▶ **Exercise brief**
Return each line of the data below exactly, omitting any pictures.
# # # #
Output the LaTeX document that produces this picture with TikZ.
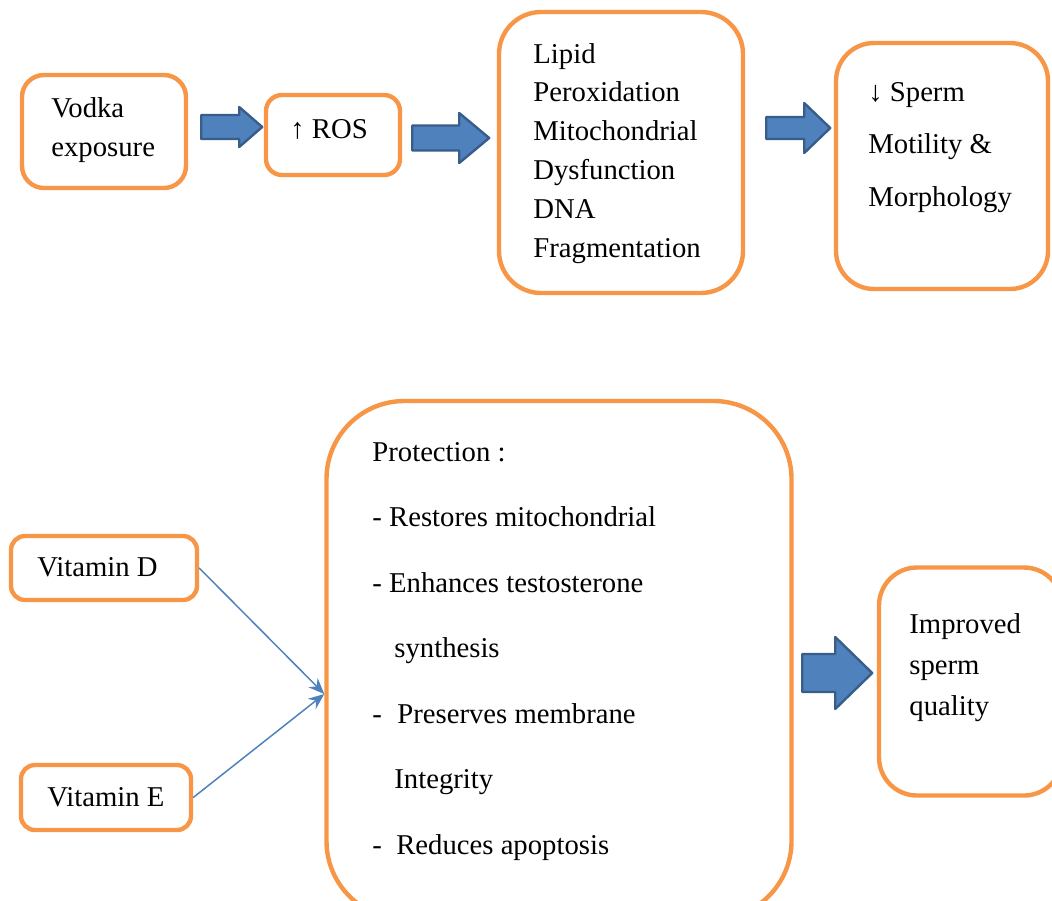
\documentclass[tikz,border=0pt]{standalone}
\usepackage{fontspec}
\setmainfont{Liberation Serif}
\usetikzlibrary{calc, arrows.meta}

\definecolor{boxorange}{HTML}{F79646}
\definecolor{arrfill}{HTML}{4F81BD}
\definecolor{arrline}{HTML}{385D8A}

\newcommand{\lsp}[1]{\fontsize{14.35}{#1}\selectfont}
% tail, length, head length, shaft half width, head half width
\newcommand{\blockarr}[5]{%
  \draw[barrow] #1 ++(0,-#4) -- ++({#2-#3},0) -- ++(0,{#4-#5}) -- ++(#3,#5)
    -- ++(-#3,#5) -- ++(0,{#4-#5}) -- ++({#3-#2},0) -- cycle;}

\tikzset{
  box/.style={draw=boxorange, line width=2.2pt, rounded corners=#1},
  box/.default=8pt,
  txt/.style={anchor=base west, align=left, inner sep=0pt, font=\lsp{17}},
  barrow/.style={fill=arrfill, draw=arrline, line width=1.2pt, line join=round},
  thinarr/.style={draw=arrfill, line width=0.75pt, -{Stealth[length=8pt, width=6.5pt]}}
}

\begin{document}
\begin{tikzpicture}[x=0.5pt, y=-0.5pt]
  \useasboundingbox (0,0) rectangle (1052,900);
  \clip (0,0) rectangle (1052,900);

  % top row
  \node[box=11pt, minimum width=82pt, minimum height=56.5pt] (vodka) at (104,131.5) {};
  \node[box, minimum width=67pt, minimum height=40pt] (ros) at (333,135) {};
  \node[box=21pt, minimum width=122pt, minimum height=140.5pt] (lipid) at (621,152.5) {};
  \node[box=19pt, minimum width=106pt, minimum height=123pt] (sperm) at (942,166) {};

  % text nodes sit on the baseline of their last line
  \node[txt, font=\lsp{19.5}] (vodkatxt) at (51,156) {Vodka\\exposure};
  \node[txt] (rostxt) at (290,138) {↑ ROS};
  \node[txt, font=\lsp{19.4}] (lipidtxt) at (533,257)
    {Lipid\\Peroxidation\\Mitochondrial\\Dysfunction\\DNA\\Fragmentation};
  \node[txt, font=\lsp{26.25}] (spermtxt) at (868,206) {↓ Sperm\\Motility \&\\Morphology};

  \blockarr{($(vodka.east)+(13,-4.5)$)}{61}{23}{12}{20}
  \blockarr{($(ros.east)+(10,3)$)}{77}{30}{12.5}{25}
  \blockarr{($(lipid.east)+(21,-24.5)$)}{64}{26}{11}{25}

  % bottom row
  \node[box=7pt, minimum width=93pt, minimum height=32pt] (vitd) at (104,568) {};
  \node[box=7pt, minimum width=85pt, minimum height=32.5pt] (vite) at (106,797.5) {};
  \node[box=39pt, minimum width=232.5pt, minimum height=259pt] (prot) at (559,660) {};
  \node[box=19pt, minimum width=91.5pt, minimum height=114pt] (impr) at (970.5,681.5) {};

  \node[txt] (vitdtxt) at (37,576) {Vitamin D};
  \node[txt] (vitetxt) at (47,806) {Vitamin E};
  \node[txt, font=\lsp{32.75}] (prottxt) at (372,854)
    {Protection :\\- Restores mitochondrial\\- Enhances testosterone\\
     \hspace*{11pt}synthesis\\-\hspace*{7.7pt}Preserves membrane\\
     \hspace*{11pt}Integrity\\-\hspace*{7.2pt}Reduces apoptosis};
  \node[txt, font=\lsp{20.5}] (imprtxt) at (909,715) {Improved\\sperm\\quality};

  \coordinate (meet) at ($(prot.west)+(0,34)$);
  \draw[thinarr] (vitd.east) -- (meet);
  \draw[thinarr] (vite.east) -- (meet);

  \blockarr{($(prot.east)+(8.5,13)$)}{70}{37}{19}{36}
\end{tikzpicture}
\end{document}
# # # #
▶ **Reply**
Output the LaTeX document that produces this picture with TikZ.
\documentclass[tikz,border=0pt]{standalone}
\usepackage{fontspec}
\setmainfont{Liberation Serif}
\usetikzlibrary{calc, arrows.meta}

\definecolor{boxorange}{HTML}{F79646}
\definecolor{arrfill}{HTML}{4F81BD}
\definecolor{arrline}{HTML}{385D8A}

\newcommand{\lsp}[1]{\fontsize{14.35}{#1}\selectfont}
% tail, length, head length, shaft half width, head half width
\newcommand{\blockarr}[5]{%
  \draw[barrow] #1 ++(0,-#4) -- ++({#2-#3},0) -- ++(0,{#4-#5}) -- ++(#3,#5)
    -- ++(-#3,#5) -- ++(0,{#4-#5}) -- ++({#3-#2},0) -- cycle;}

\tikzset{
  box/.style={draw=boxorange, line width=2.2pt, rounded corners=#1},
  box/.default=8pt,
  txt/.style={anchor=base west, align=left, inner sep=0pt, font=\lsp{17}},
  barrow/.style={fill=arrfill, draw=arrline, line width=1.2pt, line join=round},
  thinarr/.style={draw=arrfill, line width=0.75pt, -{Stealth[length=8pt, width=6.5pt]}}
}

\begin{document}
\begin{tikzpicture}[x=0.5pt, y=-0.5pt]
  \useasboundingbox (0,0) rectangle (1052,900);
  \clip (0,0) rectangle (1052,900);

  % top row
  \node[box=11pt, minimum width=82pt, minimum height=56.5pt] (vodka) at (104,131.5) {};
  \node[box, minimum width=67pt, minimum height=40pt] (ros) at (333,135) {};
  \node[box=21pt, minimum width=122pt, minimum height=140.5pt] (lipid) at (621,152.5) {};
  \node[box=19pt, minimum width=106pt, minimum height=123pt] (sperm) at (942,166) {};

  % text nodes sit on the baseline of their last line
  \node[txt, font=\lsp{19.5}] (vodkatxt) at (51,156) {Vodka\\exposure};
  \node[txt] (rostxt) at (290,138) {↑ ROS};
  \node[txt, font=\lsp{19.4}] (lipidtxt) at (533,257)
    {Lipid\\Peroxidation\\Mitochondrial\\Dysfunction\\DNA\\Fragmentation};
  \node[txt, font=\lsp{26.25}] (spermtxt) at (868,206) {↓ Sperm\\Motility \&\\Morphology};

  \blockarr{($(vodka.east)+(13,-4.5)$)}{61}{23}{12}{20}
  \blockarr{($(ros.east)+(10,3)$)}{77}{30}{12.5}{25}
  \blockarr{($(lipid.east)+(21,-24.5)$)}{64}{26}{11}{25}

  % bottom row
  \node[box=7pt, minimum width=93pt, minimum height=32pt] (vitd) at (104,568) {};
  \node[box=7pt, minimum width=85pt, minimum height=32.5pt] (vite) at (106,797.5) {};
  \node[box=39pt, minimum width=232.5pt, minimum height=259pt] (prot) at (559,660) {};
  \node[box=19pt, minimum width=91.5pt, minimum height=114pt] (impr) at (970.5,681.5) {};

  \node[txt] (vitdtxt) at (37,576) {Vitamin D};
  \node[txt] (vitetxt) at (47,806) {Vitamin E};
  \node[txt, font=\lsp{32.75}] (prottxt) at (372,854)
    {Protection :\\- Restores mitochondrial\\- Enhances testosterone\\
     \hspace*{11pt}synthesis\\-\hspace*{7.7pt}Preserves membrane\\
     \hspace*{11pt}Integrity\\-\hspace*{7.2pt}Reduces apoptosis};
  \node[txt, font=\lsp{20.5}] (imprtxt) at (909,715) {Improved\\sperm\\quality};

  \coordinate (meet) at ($(prot.west)+(0,34)$);
  \draw[thinarr] (vitd.east) -- (meet);
  \draw[thinarr] (vite.east) -- (meet);

  \blockarr{($(prot.east)+(8.5,13)$)}{70}{37}{19}{36}
\end{tikzpicture}
\end{document}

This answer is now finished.